_Dataset excerpt_:
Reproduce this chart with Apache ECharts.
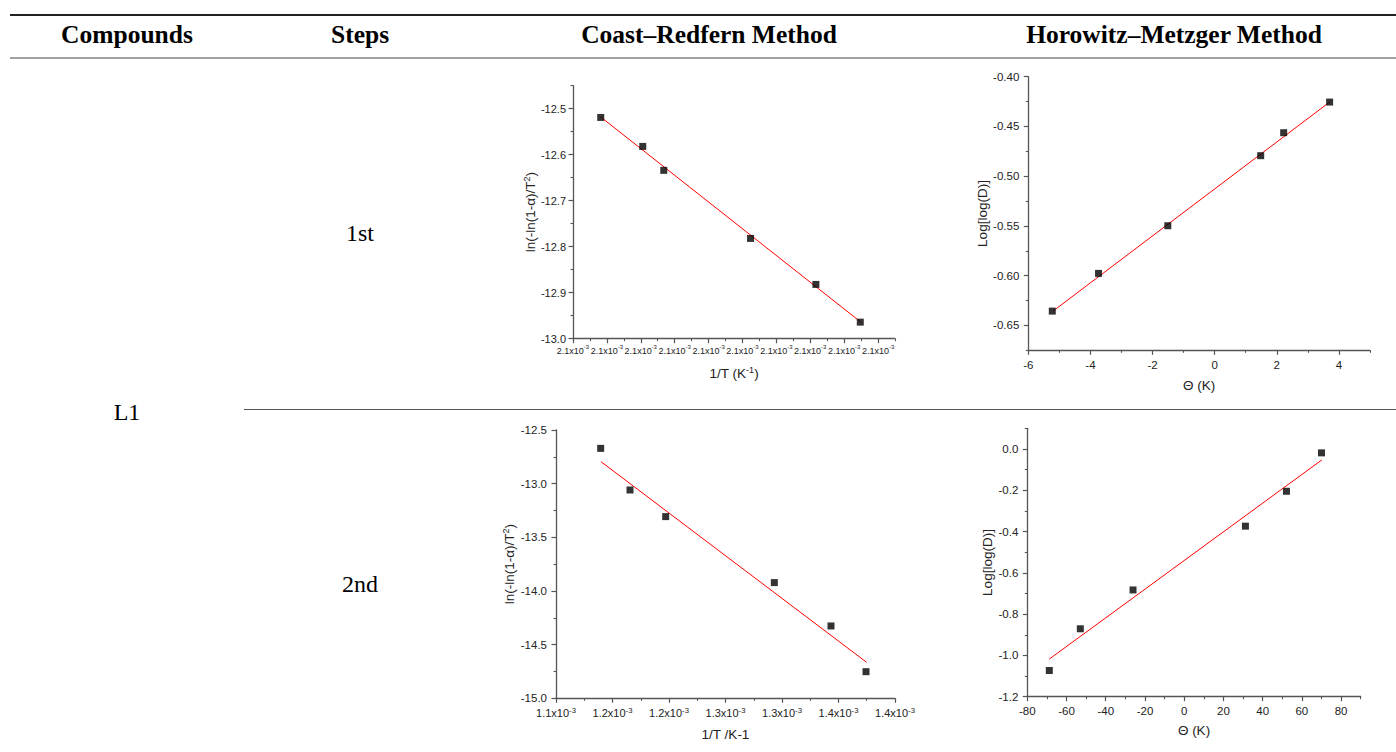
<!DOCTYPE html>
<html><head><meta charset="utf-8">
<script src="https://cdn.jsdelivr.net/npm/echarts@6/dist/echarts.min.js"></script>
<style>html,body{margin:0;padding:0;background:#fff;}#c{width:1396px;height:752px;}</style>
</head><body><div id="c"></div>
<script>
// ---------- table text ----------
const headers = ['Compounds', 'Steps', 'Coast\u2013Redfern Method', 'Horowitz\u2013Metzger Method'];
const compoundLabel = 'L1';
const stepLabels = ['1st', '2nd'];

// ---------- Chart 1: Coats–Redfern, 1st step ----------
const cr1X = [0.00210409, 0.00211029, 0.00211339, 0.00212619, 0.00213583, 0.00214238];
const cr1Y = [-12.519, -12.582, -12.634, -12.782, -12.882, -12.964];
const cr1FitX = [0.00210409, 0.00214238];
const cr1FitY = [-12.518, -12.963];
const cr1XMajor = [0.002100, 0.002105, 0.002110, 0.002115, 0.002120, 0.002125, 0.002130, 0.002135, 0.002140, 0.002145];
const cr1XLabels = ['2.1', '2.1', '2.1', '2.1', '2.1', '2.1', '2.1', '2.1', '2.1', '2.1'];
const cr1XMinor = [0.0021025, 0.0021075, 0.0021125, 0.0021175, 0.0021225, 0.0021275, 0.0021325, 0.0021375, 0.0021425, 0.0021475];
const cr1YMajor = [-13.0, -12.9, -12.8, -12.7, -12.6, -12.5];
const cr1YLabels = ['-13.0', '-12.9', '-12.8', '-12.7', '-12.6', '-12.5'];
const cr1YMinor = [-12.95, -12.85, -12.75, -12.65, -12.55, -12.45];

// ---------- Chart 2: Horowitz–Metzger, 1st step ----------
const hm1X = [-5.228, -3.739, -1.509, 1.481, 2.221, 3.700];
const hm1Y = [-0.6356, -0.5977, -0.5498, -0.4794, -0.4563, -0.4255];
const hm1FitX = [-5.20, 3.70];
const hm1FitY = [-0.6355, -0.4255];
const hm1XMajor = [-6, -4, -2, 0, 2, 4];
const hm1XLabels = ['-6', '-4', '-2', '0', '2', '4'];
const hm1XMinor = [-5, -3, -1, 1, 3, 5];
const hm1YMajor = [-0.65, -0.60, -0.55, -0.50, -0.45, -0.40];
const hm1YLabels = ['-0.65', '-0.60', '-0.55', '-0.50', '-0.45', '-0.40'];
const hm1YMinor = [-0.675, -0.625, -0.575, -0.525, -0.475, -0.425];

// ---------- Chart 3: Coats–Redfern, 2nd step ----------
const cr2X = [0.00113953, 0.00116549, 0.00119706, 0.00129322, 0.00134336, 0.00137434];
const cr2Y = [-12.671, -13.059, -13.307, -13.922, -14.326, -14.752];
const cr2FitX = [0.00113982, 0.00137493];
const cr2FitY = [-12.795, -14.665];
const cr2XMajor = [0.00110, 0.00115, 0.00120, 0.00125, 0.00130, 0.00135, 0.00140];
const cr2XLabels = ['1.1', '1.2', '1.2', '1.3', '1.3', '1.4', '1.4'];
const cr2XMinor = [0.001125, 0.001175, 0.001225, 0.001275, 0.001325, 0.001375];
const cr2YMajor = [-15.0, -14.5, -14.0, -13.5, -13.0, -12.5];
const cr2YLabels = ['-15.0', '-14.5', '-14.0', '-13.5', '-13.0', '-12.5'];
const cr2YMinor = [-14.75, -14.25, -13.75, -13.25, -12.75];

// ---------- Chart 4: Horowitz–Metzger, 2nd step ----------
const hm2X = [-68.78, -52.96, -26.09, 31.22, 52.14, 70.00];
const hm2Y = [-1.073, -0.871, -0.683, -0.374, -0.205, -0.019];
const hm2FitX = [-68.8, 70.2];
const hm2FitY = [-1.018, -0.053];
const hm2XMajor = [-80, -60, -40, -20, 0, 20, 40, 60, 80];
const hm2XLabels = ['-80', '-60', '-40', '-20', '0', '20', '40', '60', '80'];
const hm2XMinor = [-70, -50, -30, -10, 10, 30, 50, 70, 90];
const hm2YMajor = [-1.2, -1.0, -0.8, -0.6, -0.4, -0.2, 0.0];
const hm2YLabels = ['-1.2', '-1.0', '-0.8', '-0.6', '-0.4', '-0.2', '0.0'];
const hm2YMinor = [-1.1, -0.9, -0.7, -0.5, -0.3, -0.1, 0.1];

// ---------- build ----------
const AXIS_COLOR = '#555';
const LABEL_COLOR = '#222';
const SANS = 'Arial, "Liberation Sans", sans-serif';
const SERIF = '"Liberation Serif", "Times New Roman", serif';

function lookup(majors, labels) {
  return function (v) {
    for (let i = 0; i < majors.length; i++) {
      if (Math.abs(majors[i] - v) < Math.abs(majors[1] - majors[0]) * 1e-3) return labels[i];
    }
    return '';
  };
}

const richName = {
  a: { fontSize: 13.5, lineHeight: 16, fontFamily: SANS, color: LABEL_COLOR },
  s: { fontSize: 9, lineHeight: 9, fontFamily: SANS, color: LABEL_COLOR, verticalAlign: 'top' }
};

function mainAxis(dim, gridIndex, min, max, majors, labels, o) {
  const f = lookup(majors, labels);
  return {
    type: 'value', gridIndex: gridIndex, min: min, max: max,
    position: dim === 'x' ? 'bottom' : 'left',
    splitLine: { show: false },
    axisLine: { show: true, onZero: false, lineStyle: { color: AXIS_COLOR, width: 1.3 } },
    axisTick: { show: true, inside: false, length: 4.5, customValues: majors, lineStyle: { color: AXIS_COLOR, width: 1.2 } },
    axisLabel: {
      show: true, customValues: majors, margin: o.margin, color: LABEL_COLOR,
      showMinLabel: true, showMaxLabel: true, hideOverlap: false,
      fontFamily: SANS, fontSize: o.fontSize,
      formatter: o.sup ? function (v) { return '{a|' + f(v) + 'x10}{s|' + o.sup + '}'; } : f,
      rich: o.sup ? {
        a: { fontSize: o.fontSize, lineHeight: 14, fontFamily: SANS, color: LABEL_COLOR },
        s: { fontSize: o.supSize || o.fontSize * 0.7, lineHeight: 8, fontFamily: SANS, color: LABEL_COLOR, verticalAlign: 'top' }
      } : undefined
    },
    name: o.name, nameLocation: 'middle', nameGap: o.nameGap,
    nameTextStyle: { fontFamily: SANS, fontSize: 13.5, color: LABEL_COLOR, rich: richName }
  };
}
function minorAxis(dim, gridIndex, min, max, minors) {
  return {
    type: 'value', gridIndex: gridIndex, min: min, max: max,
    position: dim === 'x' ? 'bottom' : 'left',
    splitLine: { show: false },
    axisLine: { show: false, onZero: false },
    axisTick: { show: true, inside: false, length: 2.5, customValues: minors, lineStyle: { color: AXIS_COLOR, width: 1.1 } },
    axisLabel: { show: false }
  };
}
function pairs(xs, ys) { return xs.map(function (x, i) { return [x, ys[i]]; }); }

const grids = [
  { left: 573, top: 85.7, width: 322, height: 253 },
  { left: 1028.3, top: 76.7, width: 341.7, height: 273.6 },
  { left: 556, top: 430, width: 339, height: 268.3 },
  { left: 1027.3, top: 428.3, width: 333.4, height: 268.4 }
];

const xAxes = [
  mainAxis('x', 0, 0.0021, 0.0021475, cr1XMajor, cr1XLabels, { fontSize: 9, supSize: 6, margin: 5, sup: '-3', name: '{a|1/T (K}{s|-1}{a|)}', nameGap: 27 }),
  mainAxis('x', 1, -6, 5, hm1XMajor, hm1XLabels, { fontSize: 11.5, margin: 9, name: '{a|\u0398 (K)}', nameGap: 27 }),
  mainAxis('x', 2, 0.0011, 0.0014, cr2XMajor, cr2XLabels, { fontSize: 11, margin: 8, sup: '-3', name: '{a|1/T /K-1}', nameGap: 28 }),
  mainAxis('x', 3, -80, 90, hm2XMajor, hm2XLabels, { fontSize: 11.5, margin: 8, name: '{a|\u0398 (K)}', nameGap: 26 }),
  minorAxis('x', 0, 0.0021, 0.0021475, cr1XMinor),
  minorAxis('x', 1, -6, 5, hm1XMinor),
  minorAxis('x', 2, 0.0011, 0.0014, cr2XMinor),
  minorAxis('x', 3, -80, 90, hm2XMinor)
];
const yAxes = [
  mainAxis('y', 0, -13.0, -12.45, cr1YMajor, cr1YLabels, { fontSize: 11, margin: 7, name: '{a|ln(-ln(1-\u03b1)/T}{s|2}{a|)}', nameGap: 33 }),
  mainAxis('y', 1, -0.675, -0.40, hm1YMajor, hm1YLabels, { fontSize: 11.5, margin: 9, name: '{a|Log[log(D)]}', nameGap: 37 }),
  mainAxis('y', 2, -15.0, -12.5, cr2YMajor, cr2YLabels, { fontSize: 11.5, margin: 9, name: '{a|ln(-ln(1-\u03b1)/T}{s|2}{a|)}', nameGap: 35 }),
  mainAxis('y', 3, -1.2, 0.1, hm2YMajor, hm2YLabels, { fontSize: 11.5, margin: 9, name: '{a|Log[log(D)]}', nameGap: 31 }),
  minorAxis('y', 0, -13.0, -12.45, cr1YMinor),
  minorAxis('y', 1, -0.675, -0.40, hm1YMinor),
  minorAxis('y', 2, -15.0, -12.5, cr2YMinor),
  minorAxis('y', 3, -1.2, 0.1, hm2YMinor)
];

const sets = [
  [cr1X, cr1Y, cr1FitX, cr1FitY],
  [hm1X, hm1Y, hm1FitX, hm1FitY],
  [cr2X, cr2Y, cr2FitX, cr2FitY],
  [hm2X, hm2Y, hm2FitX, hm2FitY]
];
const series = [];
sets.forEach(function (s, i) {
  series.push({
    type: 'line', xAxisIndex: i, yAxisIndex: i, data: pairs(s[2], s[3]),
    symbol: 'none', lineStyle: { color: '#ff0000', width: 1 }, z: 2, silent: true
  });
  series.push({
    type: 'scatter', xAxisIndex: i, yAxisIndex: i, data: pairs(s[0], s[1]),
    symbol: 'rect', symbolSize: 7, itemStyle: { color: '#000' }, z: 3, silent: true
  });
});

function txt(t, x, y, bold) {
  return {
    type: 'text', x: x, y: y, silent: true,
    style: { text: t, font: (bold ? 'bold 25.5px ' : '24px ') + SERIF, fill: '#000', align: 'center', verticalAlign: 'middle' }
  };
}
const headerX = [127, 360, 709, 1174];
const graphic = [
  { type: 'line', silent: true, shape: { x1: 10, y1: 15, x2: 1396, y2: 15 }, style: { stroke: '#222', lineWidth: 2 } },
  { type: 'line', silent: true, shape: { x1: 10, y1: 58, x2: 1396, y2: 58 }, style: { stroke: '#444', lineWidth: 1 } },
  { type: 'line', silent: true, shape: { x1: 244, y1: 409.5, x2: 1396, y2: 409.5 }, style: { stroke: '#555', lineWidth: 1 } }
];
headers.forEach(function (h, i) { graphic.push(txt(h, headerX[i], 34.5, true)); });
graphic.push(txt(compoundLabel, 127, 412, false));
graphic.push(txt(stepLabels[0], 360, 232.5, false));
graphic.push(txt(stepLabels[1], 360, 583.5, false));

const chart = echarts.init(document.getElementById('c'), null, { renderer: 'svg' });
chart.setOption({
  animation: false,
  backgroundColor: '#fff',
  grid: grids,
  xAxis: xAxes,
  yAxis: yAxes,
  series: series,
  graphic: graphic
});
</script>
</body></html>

_Stated task_:
Exactly as written, please give again the lines from the beginning of the listing through the line containing "const stepLabels = ['1st', '2nd'];", inclusive, without any pictures.

_Exercise response_:
Reproduce this chart with Apache ECharts.
<!DOCTYPE html>
<html><head><meta charset="utf-8">
<script src="https://cdn.jsdelivr.net/npm/echarts@6/dist/echarts.min.js"></script>
<style>html,body{margin:0;padding:0;background:#fff;}#c{width:1396px;height:752px;}</style>
</head><body><div id="c"></div>
<script>
// ---------- table text ----------
const headers = ['Compounds', 'Steps', 'Coast\u2013Redfern Method', 'Horowitz\u2013Metzger Method'];
const compoundLabel = 'L1';
const stepLabels = ['1st', '2nd'];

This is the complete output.